= Written instruction =
Check the listing below for lines that hold "this". How many are there? Please give only the number.

— start of Collected data —

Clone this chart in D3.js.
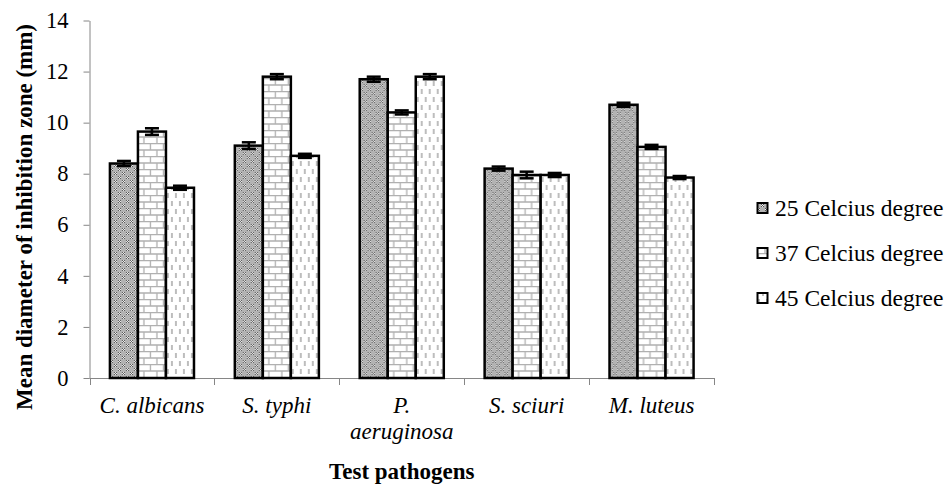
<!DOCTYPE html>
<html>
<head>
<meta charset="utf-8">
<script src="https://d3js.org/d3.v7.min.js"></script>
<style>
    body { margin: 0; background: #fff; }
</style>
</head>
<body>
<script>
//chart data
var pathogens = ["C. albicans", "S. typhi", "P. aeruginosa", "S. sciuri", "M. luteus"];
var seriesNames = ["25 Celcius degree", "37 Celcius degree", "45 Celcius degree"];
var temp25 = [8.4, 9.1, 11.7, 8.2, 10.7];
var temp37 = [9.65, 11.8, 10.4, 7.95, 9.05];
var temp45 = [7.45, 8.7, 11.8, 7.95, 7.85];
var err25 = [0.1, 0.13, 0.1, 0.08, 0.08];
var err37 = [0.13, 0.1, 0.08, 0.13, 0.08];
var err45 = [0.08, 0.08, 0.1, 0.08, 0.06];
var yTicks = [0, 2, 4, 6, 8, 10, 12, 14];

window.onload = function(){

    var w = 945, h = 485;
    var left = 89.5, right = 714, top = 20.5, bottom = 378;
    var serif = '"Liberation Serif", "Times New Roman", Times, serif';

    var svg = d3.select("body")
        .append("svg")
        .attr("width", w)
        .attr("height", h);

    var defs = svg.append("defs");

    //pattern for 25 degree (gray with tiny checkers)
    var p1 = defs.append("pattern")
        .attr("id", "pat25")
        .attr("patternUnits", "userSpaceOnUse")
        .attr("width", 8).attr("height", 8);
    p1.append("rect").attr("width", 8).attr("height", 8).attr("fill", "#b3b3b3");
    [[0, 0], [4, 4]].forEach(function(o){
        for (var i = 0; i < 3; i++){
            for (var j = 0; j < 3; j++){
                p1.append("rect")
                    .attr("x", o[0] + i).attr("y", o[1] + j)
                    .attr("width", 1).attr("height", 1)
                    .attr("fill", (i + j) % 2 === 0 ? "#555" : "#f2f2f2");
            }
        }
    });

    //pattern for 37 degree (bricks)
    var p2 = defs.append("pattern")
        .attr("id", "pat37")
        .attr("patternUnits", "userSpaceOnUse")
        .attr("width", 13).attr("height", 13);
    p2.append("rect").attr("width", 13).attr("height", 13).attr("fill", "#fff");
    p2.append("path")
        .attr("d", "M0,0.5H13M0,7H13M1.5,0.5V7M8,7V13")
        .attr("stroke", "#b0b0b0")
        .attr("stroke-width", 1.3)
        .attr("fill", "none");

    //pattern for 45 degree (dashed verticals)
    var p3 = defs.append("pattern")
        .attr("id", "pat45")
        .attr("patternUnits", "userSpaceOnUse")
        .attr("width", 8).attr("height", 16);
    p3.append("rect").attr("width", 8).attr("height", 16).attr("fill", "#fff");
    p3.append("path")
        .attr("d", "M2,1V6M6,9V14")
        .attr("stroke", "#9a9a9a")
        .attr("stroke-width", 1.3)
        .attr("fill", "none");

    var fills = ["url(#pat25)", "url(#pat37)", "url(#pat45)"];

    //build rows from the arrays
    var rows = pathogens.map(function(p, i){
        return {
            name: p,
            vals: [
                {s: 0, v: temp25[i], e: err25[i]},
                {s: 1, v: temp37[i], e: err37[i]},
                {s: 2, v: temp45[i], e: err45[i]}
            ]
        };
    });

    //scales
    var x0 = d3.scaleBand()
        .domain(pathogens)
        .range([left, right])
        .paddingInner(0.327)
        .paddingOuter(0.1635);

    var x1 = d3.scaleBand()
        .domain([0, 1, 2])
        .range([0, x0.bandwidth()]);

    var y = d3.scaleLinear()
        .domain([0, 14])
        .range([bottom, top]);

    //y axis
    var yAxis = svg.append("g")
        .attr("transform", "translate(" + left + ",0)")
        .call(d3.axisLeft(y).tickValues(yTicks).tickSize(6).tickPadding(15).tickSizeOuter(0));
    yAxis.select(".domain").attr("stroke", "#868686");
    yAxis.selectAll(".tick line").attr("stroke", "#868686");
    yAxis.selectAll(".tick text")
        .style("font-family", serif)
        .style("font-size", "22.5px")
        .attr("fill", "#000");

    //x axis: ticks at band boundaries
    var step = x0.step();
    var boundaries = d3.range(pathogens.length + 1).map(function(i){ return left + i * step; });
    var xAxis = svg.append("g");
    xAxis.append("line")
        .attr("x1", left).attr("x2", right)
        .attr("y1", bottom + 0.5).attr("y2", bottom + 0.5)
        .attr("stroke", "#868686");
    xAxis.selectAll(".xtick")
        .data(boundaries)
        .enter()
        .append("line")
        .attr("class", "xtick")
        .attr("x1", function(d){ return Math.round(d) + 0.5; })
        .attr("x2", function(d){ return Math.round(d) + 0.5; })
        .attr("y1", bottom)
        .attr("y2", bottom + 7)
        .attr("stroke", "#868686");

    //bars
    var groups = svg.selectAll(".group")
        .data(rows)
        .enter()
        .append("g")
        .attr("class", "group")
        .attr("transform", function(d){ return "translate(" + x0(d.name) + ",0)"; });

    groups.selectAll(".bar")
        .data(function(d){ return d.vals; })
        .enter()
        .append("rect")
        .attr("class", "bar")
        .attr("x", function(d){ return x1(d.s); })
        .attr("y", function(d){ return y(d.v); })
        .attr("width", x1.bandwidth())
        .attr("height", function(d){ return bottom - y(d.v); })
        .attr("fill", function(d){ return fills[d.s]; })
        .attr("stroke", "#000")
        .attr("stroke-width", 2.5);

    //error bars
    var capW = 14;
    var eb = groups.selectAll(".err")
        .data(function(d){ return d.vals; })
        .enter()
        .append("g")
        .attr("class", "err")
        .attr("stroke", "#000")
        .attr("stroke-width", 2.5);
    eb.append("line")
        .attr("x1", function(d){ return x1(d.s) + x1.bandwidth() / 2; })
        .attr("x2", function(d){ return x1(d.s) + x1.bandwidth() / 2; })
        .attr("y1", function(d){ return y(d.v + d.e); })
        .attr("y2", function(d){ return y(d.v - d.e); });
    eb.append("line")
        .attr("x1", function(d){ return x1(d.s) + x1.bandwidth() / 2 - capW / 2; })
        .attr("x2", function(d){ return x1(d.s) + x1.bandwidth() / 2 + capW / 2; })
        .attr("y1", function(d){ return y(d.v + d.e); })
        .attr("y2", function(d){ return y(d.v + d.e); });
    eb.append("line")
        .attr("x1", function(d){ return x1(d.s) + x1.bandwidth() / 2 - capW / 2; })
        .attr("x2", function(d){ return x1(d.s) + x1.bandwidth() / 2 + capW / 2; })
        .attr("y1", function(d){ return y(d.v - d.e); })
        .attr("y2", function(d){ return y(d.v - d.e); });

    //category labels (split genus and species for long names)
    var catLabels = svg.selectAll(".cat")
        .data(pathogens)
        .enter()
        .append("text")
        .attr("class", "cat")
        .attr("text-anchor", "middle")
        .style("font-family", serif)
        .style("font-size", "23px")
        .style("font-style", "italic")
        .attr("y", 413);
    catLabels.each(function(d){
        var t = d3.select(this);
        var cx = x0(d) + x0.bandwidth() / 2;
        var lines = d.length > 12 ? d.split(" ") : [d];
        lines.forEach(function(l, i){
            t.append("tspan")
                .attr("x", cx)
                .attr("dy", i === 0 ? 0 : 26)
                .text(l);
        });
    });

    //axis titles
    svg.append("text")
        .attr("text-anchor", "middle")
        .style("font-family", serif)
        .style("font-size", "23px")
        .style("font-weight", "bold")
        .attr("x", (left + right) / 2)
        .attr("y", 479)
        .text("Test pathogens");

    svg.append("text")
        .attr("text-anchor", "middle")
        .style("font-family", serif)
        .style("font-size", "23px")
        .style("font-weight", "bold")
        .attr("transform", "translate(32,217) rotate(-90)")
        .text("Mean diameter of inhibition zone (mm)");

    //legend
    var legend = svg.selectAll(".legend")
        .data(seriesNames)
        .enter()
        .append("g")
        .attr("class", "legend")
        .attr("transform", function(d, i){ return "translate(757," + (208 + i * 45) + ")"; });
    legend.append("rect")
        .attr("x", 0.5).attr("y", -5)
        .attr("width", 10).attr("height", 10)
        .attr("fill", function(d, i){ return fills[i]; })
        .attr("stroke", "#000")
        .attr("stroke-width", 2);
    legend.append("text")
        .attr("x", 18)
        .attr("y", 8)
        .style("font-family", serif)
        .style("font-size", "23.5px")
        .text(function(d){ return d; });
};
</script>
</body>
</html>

— end of Collected data —

= Task solution =
2